Up to 2020 this ignorance hasn’t necessarily been a bad thing. Americans have remained ignorant both of our history and our politics because we could afford to be ignorant. It hasn’t really hurt us. Ignorant or not, the government chugged along. The institutions worked. The politicians and bureaucrats did their jobs well enough to fly under the radar. Our government, with very rare exceptions, has operated invisibly. One can make a strong argument that it ought to be that way.

Government by representation should be able to function without demanding the overweening attention of its citizenry. If we were a pure Democracy that would be different. The need for attention to every detail of government and familiarity with every policy debate would be expected. But we elect representatives so we can go about our daily lives leaving those details in what we hope are the capable hands of representatives.

But the days of invisible government are over. 

2020 marked the indelible tearing of the curtain. 400,000 dead Americans revealed a government that could not be safely ignored. We must assign blame where it is due. Hundreds of thousands of our countrymen needlessly perished from what turns out to be the unbelievable incompetence of our elected leaders. They were either too vapid or too uncaring to muster the strategic wisdom and perseverance to face a National Public Health Emergency brought on by a pandemic that was no one’s fault. But the failed response certainly is the fault of the administration which largely ignored the severity of it, and focused instead on changing the ”messaging” for fear of the political fallout.

If that wasn’t enough, we faced a crisis of racial tension as once again we try to confront the ugly ghosts of our white supremacist, empirical past that we’ve drug with us into the present. 

And those things combined seemed to bring out the worst in us as a people. I am old enough to have grown used to a crisis bringing out the best in Americans. Times when we would unite around our commonality, not splinter into hate-filled tribes waving the flags of our divisions. But that wasn’t the case in 2020 and right up to Inauguration day of 2021.

When we needed to be the best possible Americans, united in common purpose, we devolved into a seething cauldron of grievance and mistrust. Mostly born of plain and simple ignorance. This climate became the perfect Petri dish for mixing in bald-faced lies about a ”stolen election” fed to us by the very representatives sworn to defend a document dedicated to uniting us more perfectly. I don’t know if there ever will be a vaccine for that.

And on the day the electoral votes were to be counted and certified we witnessed the worst kind of anti-Democratic, murderous, occult-mixed-with-pseudo-Christian mob this country has ever amassed. And that radicalized mob despoiled the sanctity of our national Capital and sought to disenfranchise millions of fellow citizens to keep a lying autocrat in power.

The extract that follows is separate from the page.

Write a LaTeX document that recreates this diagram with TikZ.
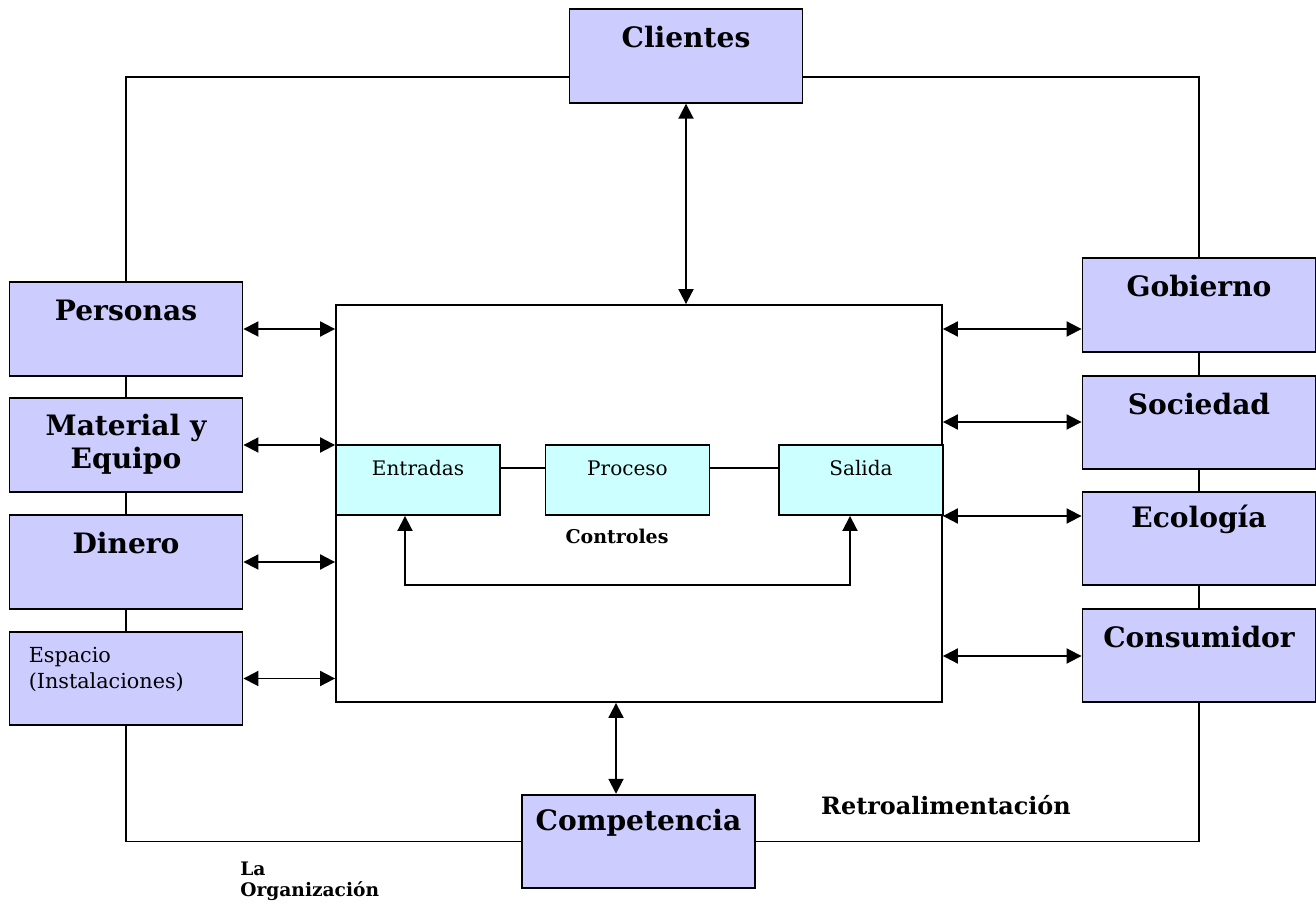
\documentclass[tikz,border=0pt]{standalone}
\usepackage{fontspec}
\setmainfont{DejaVu Serif}
\usetikzlibrary{positioning,arrows.meta,calc}
\definecolor{lila}{RGB}{204,204,255}
\definecolor{celeste}{RGB}{204,255,255}

\begin{document}
\begin{tikzpicture}[x=0.02cm, y=-0.02cm, ext/.style={draw, fill=lila, line width=1.1pt, minimum width=4.66cm, minimum height=1.87cm, inner sep=0pt}, tit/.style={anchor=center, align=center, yshift=-0.58cm, font=\bfseries\fontsize{16}{19.3}\selectfont}, etapa/.style={draw, fill=celeste, line width=1.1pt, minimum width=3.28cm, minimum height=1.4cm, inner sep=0pt}, etq/.style={anchor=center, yshift=-0.48cm, font=\fontsize{11.4}{13}\selectfont}, myto/.style={{Triangle[length=0.3cm,width=0.3cm]}-{Triangle[length=0.3cm,width=0.3cm]}, line width=1.1pt}, lin/.style={line width=1.1pt}]
\useasboundingbox (0,0) rectangle (1316,908);
% entorno
\node[ext, label={[tit]north:Clientes}] (cli) at (686,56){};
\node[ext, label={[tit]north:Personas}] (per) at (126,329){};
\node[ext, label={[tit, yshift=-0.36cm]north:Material y\\Equipo}] (mat) at (126,445){};
\node[ext, label={[tit]north:Dinero}] (din) at (126,562){};
\node[ext, label={[anchor=north west, align=left, xshift=0.28cm, yshift=-0.2cm, font=\fontsize{11.8}{14.7}\selectfont]north west:Espacio\\(Instalaciones)}] (esp) at (126,678.5){};
\node[ext, label={[tit]north:Gobierno}] (gob) at (1199,305){};
\node[ext, label={[tit]north:Sociedad}] (soc) at (1199,422.5){};
\node[ext, label={[tit]north:Ecología}] (eco) at (1199,538.5){};
\node[ext, label={[tit]north:Consumidor}] (con) at (1199,655.5){};
\node[ext, label={[tit]north:Competencia}] (comp) at (638.5,841.5){};
% la organizacion
\node[draw, line width=1.1pt, minimum width=12.12cm, minimum height=7.94cm] (org) at (639,503.5){};
\node[etapa, label={[etq]north:Entradas}] (ent) at (418,480){};
\node[etapa, label={[etq]north:Proceso}] (pro) at (627.5,480){};
\node[etapa, label={[etq]north:Salida}] (sal) at (861,480){};
\node[font=\bfseries\fontsize{10.8}{12}\selectfont] (ctl) at (617,536){Controles};
\node[font=\bfseries\fontsize{13.6}{15}\selectfont] (retro) at (946,805){Retroalimentación};
\node[anchor=west, align=left, inner sep=0pt, font=\bfseries\fontsize{10.6}{12}\selectfont] (orga) at (240,881){La\\Organización};
% conexiones
\draw[lin] ([yshift=0.24cm]ent.east) -- ([yshift=0.24cm]pro.west);
\draw[lin] ([yshift=0.24cm]pro.east) -- ([yshift=0.24cm]sal.west);
\draw[myto] ([xshift=-0.26cm]ent.south) |- (627,585) -| ([xshift=-0.22cm]sal.south);
\draw[myto] (cli.south) -- (cli.south |- org.north);
\draw[myto] ([xshift=-0.45cm]comp.north) -- ([xshift=-0.45cm]comp.north |- org.south);
\foreach \n in {per,mat,din,esp}{\draw[myto] (\n.east) -- (\n.east -| org.west);}
\foreach \n/\y in {gob/329,soc/422,eco/516,con/656}{\draw[myto] (org.east |- 0,\y) -- (\n.west |- 0,\y);}
\foreach \a/\b in {per/mat,mat/din,din/esp,gob/soc,soc/eco,eco/con}{\draw[lin] (\a.south) -- (\b.north);}
\draw[lin] ([yshift=-0.42cm]cli.west) -| (per.north);
\draw[lin] ([yshift=-0.42cm]cli.east) -| (gob.north);
\draw[lin] (esp.south) |- (comp.west);
\draw[lin] (comp.east) -| (con.south);
\end{tikzpicture}
\end{document}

Good-bye forever to the relative stability we Americans have so long enjoyed. Good-bye forever to the blissful ignorance of the politically naive and unlearned. 2020 revealed just what happens when we put persons in positions of power who are only interested in the power, not in the ends for which the power is granted. We, the People are responsible for what has happened. We the People, are the only ones who can affect a positive change. 

We have endured a year of unprecedented division, loss of life, distrust, and near insurrection made worse by the abject incompetence and servile vanity of our national elected leaders on both sides of the aisle. They proved themselves more interested in attacking each other than attacking the multi-headed crises we average citizens have faced. 

I will forever long for the days when our government was functional enough to be invisible. But that invisible government is dead. 

I’m afraid Wednesday’s oaths and Bibles and handshakes aren’t going to heal our country or our government anytime soon. But I’m certain that the path to healing is based on truth, on justice, and on our collective knowledge and attention to what our elected leaders are doing in our names.